Many pastors and churches today are reluctant to take public stances on today's culturally celebrated sins (particularly homosexuality and abortion), even as they privately acknowledge the sinfulness of these choices. Why is this?

  • Christians have a difficult time loving sinners. Sinners sin. That is their nature. Jude 22-23 reminds believers, "And have mercy on those who doubt; save others by snatching them out of the fire; to others show mercy with fear, hating even the garment stained by the flesh." I agree with Paul Tripp when he says the key to being an effective instrument of heart change in the life of another person is to start with your own heart. We must be motivated by love when we say tough things.
  • Many pastors buy into the idea that a larger church is better.Many pastors believe this with good intentions--"If more people who hear the gospel, more will be saved." Others allow their ego to drive them. They love the power and attention of influence. There is nothing inherently wrong with a big church. But if a church compromises in preaching the full counsel of God in an attempt to appeal to and attract the lost, this "church" will be destined for spiritual destruction.

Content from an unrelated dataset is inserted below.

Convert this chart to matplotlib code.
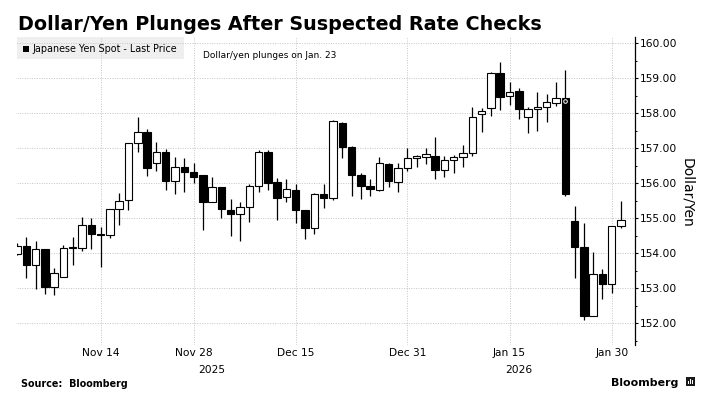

I say over and over, the reason I primarily teach books of the Bible is to keep me accountable to the full council of God. I must preach what God says on issues that offend Him and not just the ones that offend me.

We love people by treating them with dignity and respect as well as by caring enough about them to share the truth of Jesus. We hate sin by not condoning or excusing it. In both our love for the sinner and our hate for the sin, we must be careful to act in a way that honors God, letting our reasonableness be known (Philippians 4:5) and speaking with gentleness and respect (1 Peter 3:15).

How are you doing in your witness? At work? On Facebook? In the marketplace?

Trevin Wax writes, "In a culture that has lost its appetite for truth and has developed an appetite for coarseness and sensationalism, cable news plays to our worst tendencies. A steady diet of cable news reinforces the idea that everything is about politics, that everything is life or death, and that we should all devote our attention to the big news story every day." He continues, "Does a regular rhythm of cable news make us better neighbors? Better moms and dads? Better church members?"

If we allow our favorite news programs to indoctrinate our thinking, we will begin to see our mission field as our enemy. A regular rhythm of God's Word is what we need if we are going to fulfill our mission of being salt and light in this crooked and twisted generation.